● Set problem:
Read through the records below and copy each line that uses the word "Give".

Source data
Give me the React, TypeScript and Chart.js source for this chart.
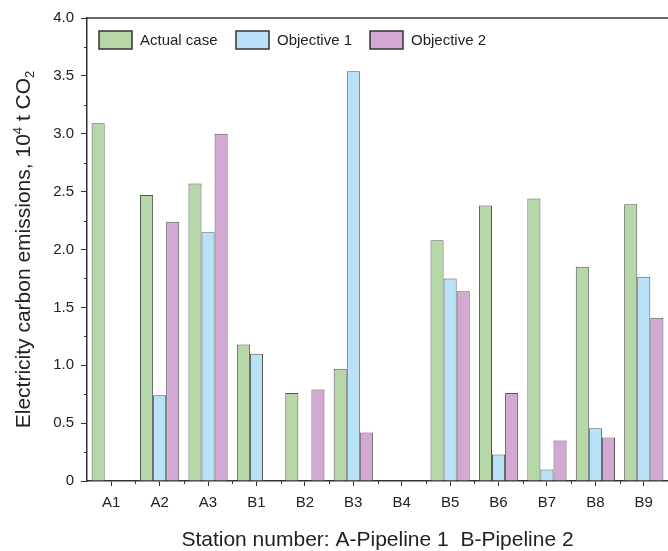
import React, { useEffect, useRef } from "react";
import { Chart, registerables } from "chart.js";

Chart.register(...registerables);

const categories = ["A1", "A2", "A3", "B1", "B2", "B3", "B4", "B5", "B6", "B7", "B8", "B9"];
const seriesNames = ["Actual case", "Objective 1", "Objective 2"];
const actualCase = [3.09, 2.47, 2.57, 1.18, 0.76, 0.97, 0, 2.08, 2.38, 2.44, 1.85, 2.39];
const objective1 = [0, 0.74, 2.15, 1.1, 0, 3.54, 0, 1.75, 0.23, 0.1, 0.455, 1.765];
const objective2 = [0, 2.24, 3.0, 0, 0.79, 0.42, 0, 1.64, 0.76, 0.35, 0.375, 1.41];
const yTickValues = [0, 0.5, 1, 1.5, 2, 2.5, 3, 3.5, 4];
const yTitleParts = ["Electricity carbon emissions, 10", "4", " t CO", "2"];
const xTitle = "Station number: A-Pipeline 1  B-Pipeline 2";

const colors = ["#b6d7a8", "#b9e1f7", "#d3a9d3"];
const FONT = "'Liberation Sans', Arial, sans-serif";

const decorPlugin = {
  id: "decor",
  afterDraw(chart: any) {
    const ctx = chart.ctx;
    const area = chart.chartArea;
    const x = chart.scales.x;
    const y = chart.scales.y;
    ctx.save();
    // top border
    ctx.strokeStyle = "#333";
    ctx.lineWidth = 1.5;
    ctx.beginPath();
    ctx.moveTo(area.left, area.top);
    ctx.lineTo(chart.width, area.top);
    ctx.stroke();
    // y minor ticks
    ctx.lineWidth = 1;
    for (let i = 0; i < yTickValues.length - 1; i++) {
      const v = (yTickValues[i] + yTickValues[i + 1]) / 2;
      const py = Math.round(y.getPixelForValue(v)) + 0.5;
      ctx.beginPath();
      ctx.moveTo(area.left - 3, py);
      ctx.lineTo(area.left, py);
      ctx.stroke();
    }
    // x minor ticks at category boundaries
    for (let i = 1; i < categories.length; i++) {
      const px = Math.round((x.getPixelForValue(i - 1) + x.getPixelForValue(i)) / 2) + 0.5;
      ctx.beginPath();
      ctx.moveTo(px, area.bottom);
      ctx.lineTo(px, area.bottom + 3);
      ctx.stroke();
    }
    // legend
    const legendX = [99, 236, 370];
    ctx.font = "15px " + FONT;
    ctx.textBaseline = "middle";
    ctx.textAlign = "left";
    for (let i = 0; i < seriesNames.length; i++) {
      ctx.fillStyle = colors[i];
      ctx.fillRect(legendX[i], 31, 33, 18);
      ctx.strokeStyle = "#333";
      ctx.lineWidth = 1.5;
      ctx.strokeRect(legendX[i], 31, 33, 18);
      ctx.fillStyle = "#222";
      ctx.fillText(seriesNames[i], legendX[i] + 41, 40.5);
    }
    // x title
    ctx.font = "21px " + FONT;
    ctx.textAlign = "center";
    ctx.fillStyle = "#222";
    ctx.fillText(xTitle, (area.left + area.right) / 2, 540);
    // y title
    const big = "21px " + FONT;
    const small = "13px " + FONT;
    ctx.save();
    ctx.translate(22, (area.top + area.bottom) / 2);
    ctx.rotate(-Math.PI / 2);
    ctx.textAlign = "left";
    ctx.textBaseline = "alphabetic";
    const fonts = [big, small, big, small];
    const offsets = [0, -8, 0, 4];
    let total = 0;
    const widths: number[] = [];
    for (let i = 0; i < yTitleParts.length; i++) {
      ctx.font = fonts[i];
      const w = ctx.measureText(yTitleParts[i]).width;
      widths.push(w);
      total += w;
    }
    let cx = -total / 2;
    for (let i = 0; i < yTitleParts.length; i++) {
      ctx.font = fonts[i];
      ctx.fillText(yTitleParts[i], cx, 8 + offsets[i]);
      cx += widths[i];
    }
    ctx.restore();
    ctx.restore();
  },
};

export default function App() {
  const ref = useRef<HTMLCanvasElement | null>(null);
  useEffect(() => {
    document.body.style.margin = "0";
    if (!ref.current) return;
    const chart = new Chart(ref.current, {
      type: "bar",
      data: {
        labels: categories,
        datasets: [actualCase, objective1, objective2].map((d, i) => ({
          label: seriesNames[i],
          data: d,
          backgroundColor: colors[i],
          borderColor: "#555",
          borderWidth: 1,
          borderSkipped: "bottom",
          categoryPercentage: 0.81,
          barPercentage: 1.0,
        })),
      },
      options: {
        animation: false,
        responsive: false,
        devicePixelRatio: 1,
        layout: { padding: { top: 18, left: 0, right: 0, bottom: 0 } },
        plugins: { legend: { display: false }, tooltip: { enabled: false } },
        scales: {
          x: {
            offset: true,
            grid: { display: true, drawOnChartArea: false, offset: false, tickLength: 5, tickColor: "#333", tickWidth: 1 },
            border: { color: "#333", width: 1.5 },
            ticks: { font: { size: 15, family: FONT }, color: "#222", padding: 8, maxRotation: 0 },
            afterFit: (s: any) => { s.height = 70; },
          },
          y: {
            min: 0,
            max: 4,
            grid: { display: true, drawOnChartArea: false, tickLength: 6, tickColor: "#333", tickWidth: 1 },
            border: { color: "#333", width: 1.5 },
            afterBuildTicks: (s: any) => { s.ticks = yTickValues.map((v) => ({ value: v })); },
            ticks: {
              font: { size: 15, family: FONT },
              color: "#222",
              padding: 7,
              callback: (v: any) => (Number(v) === 0 ? "0" : Number(v).toFixed(1)),
            },
            afterFit: (s: any) => { s.width = 87; },
          },
        },
      },
      plugins: [decorPlugin],
    });
    return () => chart.destroy();
  }, []);
  return (
    <div style={{ width: 668, height: 551 }}>
      <canvas ref={ref} width={668} height={551} style={{ display: "block" }} />
    </div>
  );
}
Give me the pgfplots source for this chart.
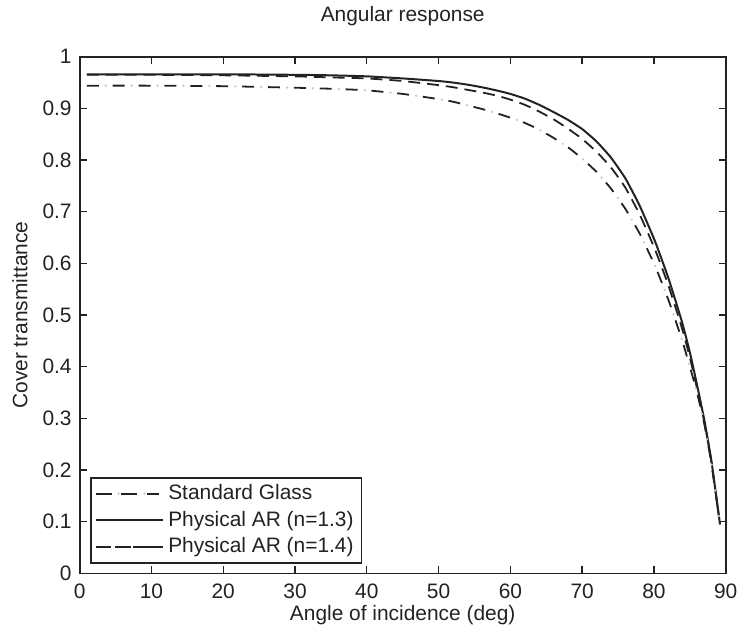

● Output for this task:
Give me the React, TypeScript and Chart.js source for this chart.
Give me the pgfplots source for this chart.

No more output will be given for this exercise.